Maryland-born brothers TJ and John Osborne first gained buzz back in 2014 when two songs off their debut EP (“Let’s Go There,” “Rum”) cracked the Top 40 on the country airplay charts. The wait for their first full-length was long, but as listeners learned in January, worth it. With ferocious guitars, stomping drum lines, and plenty of blue-collar fire, Pawn Shop positively sizzles.

6. Dierks Bentley, Black

After a terrifying, half-decade reign of bro country, there’s no breeze more refreshing than hearing one of the genre’s heavyweights sing about matters of the heart in fully-realized, fully-lived, fully-complicated ways. Named after Cassidy Black, Bentley’s wife of 10 years, the singer’s eighth LP explores the furthest corners of love in moments like a little, insecure hook on “Why Do I Feel?” There, Bentley sings, “How much reassurance does a man need?/Why can’t I just let a good thing be?” Bentley has long refused to play by Nashville’s rules, but here’s to hoping people start playing by his.

5. Maren Morris, Hero

At the end of 2015, the now 26-year-old self-released an EP on Spotify and thanks to some key playlist-placement, the title track, “My Church,” took off. A soul- and pop-infused ditty about a religion where church is an FM radio, Morris’ song eventually found success on the airwaves. And in a twist all too rare, the full-length that followed surpassed her ubiquitous hit in both song craft and spunk. Across Hero, Morris is funny (“Drunk Girls Don’t Cry”), sassy (“Rich”), self-aware (“80s Mercedes”), and meditative (“I Could Use A Love Song”). Her storytelling reveals her reverence for Music City’s legendary history; her hip-hop and R&B-influenced wordplay and glossy production say she’s acutely aware of the Top 40 of today. Heady, indeed.

4. Loretta Lynn, Full Circle

Eighty-four years and six decades into her recording career, the coal miner’s daughter is finally looking back. On Full Circle, her first album since her 2004 team-up with Jack White, Van Lear Rose, Lynn revisits her back catalog (“Whispering Sea”) as well as the songs she grew up singing in Appalachia (“In The Pines”), plus two Carter Family tunes — fitting, since Johnny Cash and June Carter’s son, John Carter Cash, produced the set — to craft one of her warmest, most memorable collections ever. That her gorgeous, distinctive vocal has lost none of its shine is just the cherry on top.

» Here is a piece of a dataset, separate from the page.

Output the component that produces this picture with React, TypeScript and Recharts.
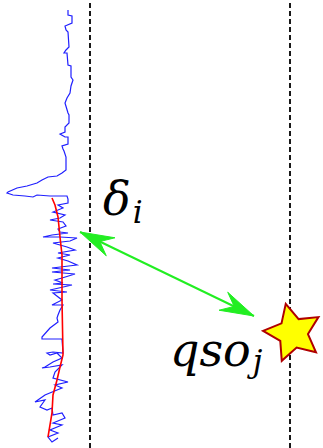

3. Miranda Lambert, The Weight of These Wings

Did you hear that Miranda Lambert released a record about her divorce from Blake Shelton this year? With all due respect, you better check your facts. Country music’s most brazen female voice dropped a stunning double album, sure, but the set is about just one person — herself. Over 24 tracks — she’s a writer on 20 — Lambert offers listeners a front row seat to her undoing and her healing. It’s remarkable, not just in sprawl, but also in shamelessness. She loses count of shots of Jack and men named Jack over wonderfully messy, raw backings. As she sings on the resplendent album-opener, “I don’t mind having’ scars/Happiness ain’t prison but there’s freedom in a broken heart.” Amen.

2. Margo Price, Midwest Farmer’s Daughter

Midwest Farmer’s Daughter kicks off with a sprawling, near six-minute reckoning of grief. From her family falling on hard times to the death of her first child, it’s all there — and it’s all true. The album ends with tales from a tour from hell where the clubs are all empty, the motels are cheap, and everyone she meets is fake. In between, outlaw country’s new heroine lays down an intoxicating blend of honky tonk, swing, and rock, as well as some of the most devastating lyrics of this decade.

1. Sturgill Simpson, A Sailor’s Guide to Earth

Simpson arrived in 2014 with the release of his groundbreaking second studio album, Metamodern Sounds in Country Music. But being heralded as the genre’s new keeper of the flame hasn’t made Simpson careful. Instead, the Kentucky-native went weirder on A Sailor’s Guide to Earth, the best country album of the year and Simpson’s finest creative statement yet. Roy Orbison-style balladry, Disney-esque orchestral strings, and even Sharon Jones’ famed backing band the Dap Kings bring welcome heft to Earth‘s nine tracks. And while the music might be bigger, Simpson’s subject is strikingly intimate, as the album serves as a letter of apology to his wife and the couple’s first child, a son, for a life on the road. “I’ve been told you measure a man by how much he loves,” Simpson croons on the expansive opener “Welcome to Earth (Polywog).” Here, he proves, he’s at the top of the heap.